I'm going to give this question a yes answer, with a few mandatory requirements. The Roberts is a low pressure cartridge, with top loading manual loads held to under 50,000 psi or cup, which is at the upper limit of real precision cast bullet accuracy from standard rifles. To produce really competitive target accuracy with cast at high velocity, a special throat is required with bullets bumped, or swaged to a precise fit to that throat, and with only the gas check outside the throat and in the case neck. Quite a few Cast Bullet Association records have been set with bullets of this type, many of them from LBT molds. Some of these boys are pushing their lead out at over 2600 fps, and using the highest quality barrels they can lay hands on.

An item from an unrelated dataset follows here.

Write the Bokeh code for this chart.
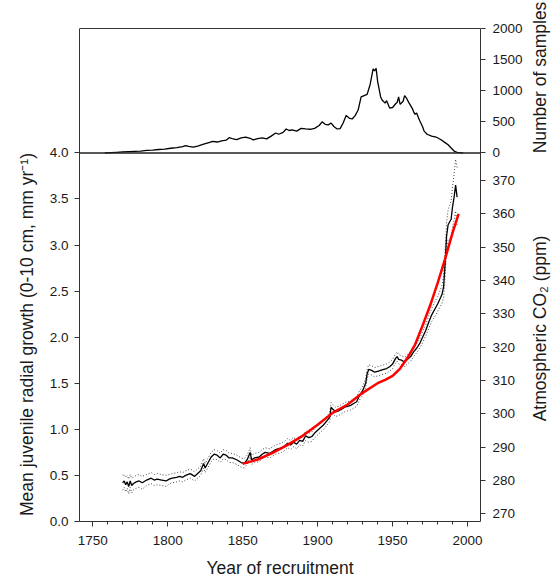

Ponder how well the bullets are constrained from obturating out of balance with the above setup, and the fact that friction in a super smooth high grade barrel is as low as it is going to get for lead. -- To get close as possible to the CBA bench resters performance using a standard rifle, send me a throat slug from the gun of interest, and provide all the essential measurements and information I ask for. I'll tell you if I think your gun is a good bad or poor candidate, after I look at and measure up the slugs, then I'll make you a bullet that fills your rifles chamber and throat in a way that obturation unbalance is minimized when working at high pressures. Use LBT bullet lubricant, and, if you lap the gun, if push through slugs indicate to you that it needs it, one inch groups at 100 yards, with 2500 fps shouldn't be too difficult to obtain.
Don't even mess with a mass produced bullet design, or any other bullet lube. They are what have convinced the world that only low velocities can produce accuracy with lead.